Transport and Thermodynamic Evidence for a Marginal Fermi Liquid State in ZrZn$_2$

TL;DR

This study presents transport and thermodynamic measurements on ZrZn$_2$, revealing non-Fermi liquid behavior consistent with a marginal Fermi liquid state near ferromagnetic quantum criticality.

Contribution

It provides experimental evidence supporting a mean-field model of enhanced spin fluctuations leading to a marginal Fermi liquid state in ZrZn$_2$.

Findings

Resistivity follows a $T^{5/3}$ dependence in zero field.

Thermal conductivity shows a linear in $T$ difference from electrical resistivity.

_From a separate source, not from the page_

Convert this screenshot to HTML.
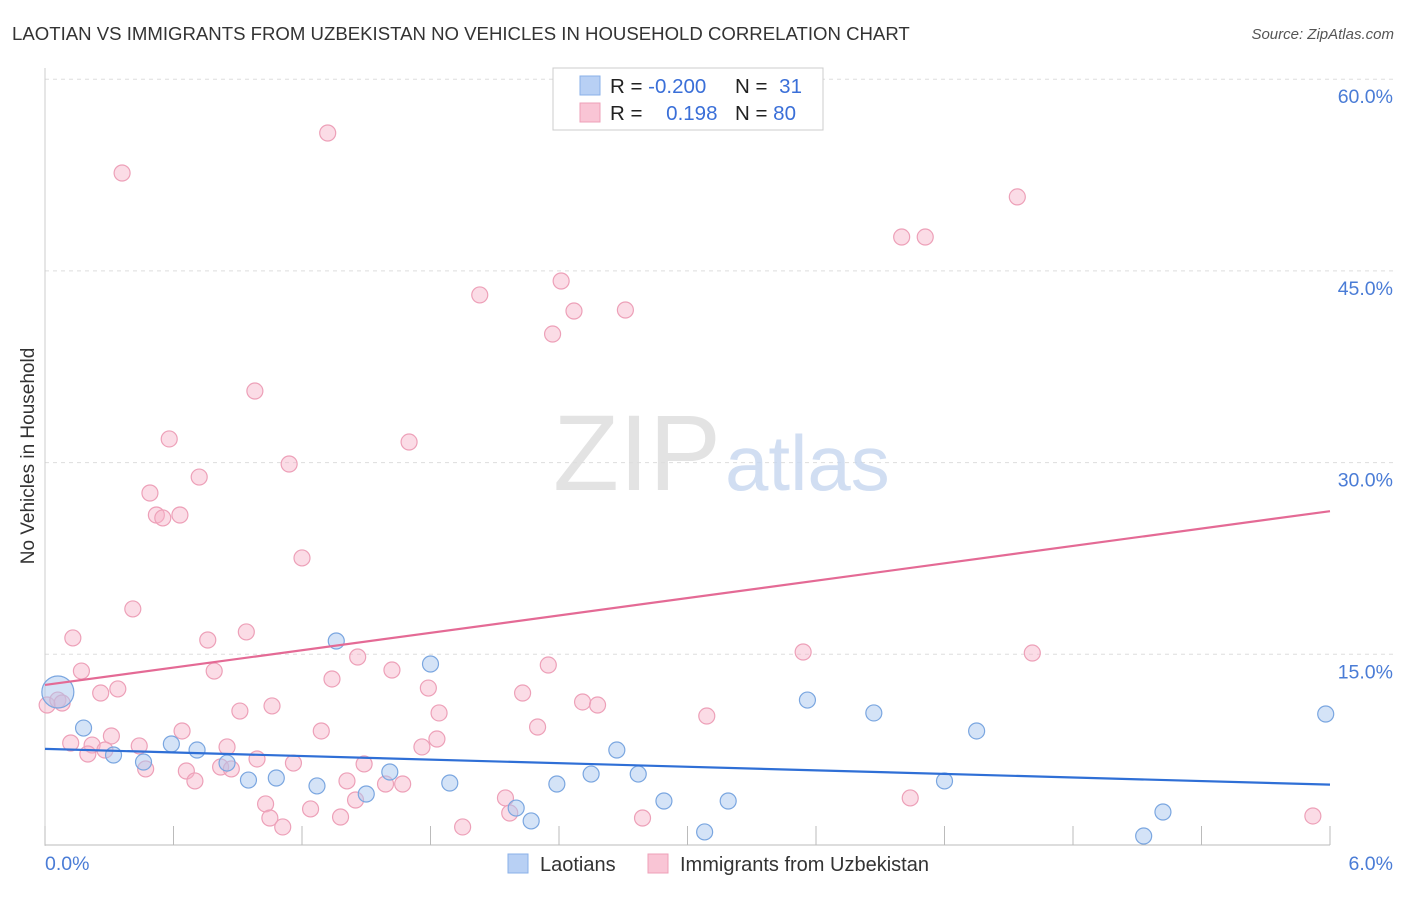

Heat capacity exhibits an upturn at low temperatures.

Abstract

Measurements of low temperature transport and thermodynamic properties have been used to characterize the non-Fermi liquid state of the itinerant ferromagnet ZrZn$_2$. We observe a $T^{5/3}$ temperature dependence of the electrical resistivity at zero field, which becomes $T^2$ like in an applied field of 9 T. In zero field we also measured the thermal conductivity, and we see a novel linear in $T$ dependence of the difference between the thermal and electrical resistivities. Heat capacity measurements, also at zero field, reveal an upturn in the electronic contribution at low temperatures when the phonon term is subtracted. Taken together, we argue that these properties are consistent with a marginal Fermi liquid state which is predicted by a mean-field model of enhanced spin fluctuations on the border of ferromagnetism in three dimensions. We compare our data to quantitative predictions and establish this model as a compelling theoretical framework for understanding ZrZn$_2$.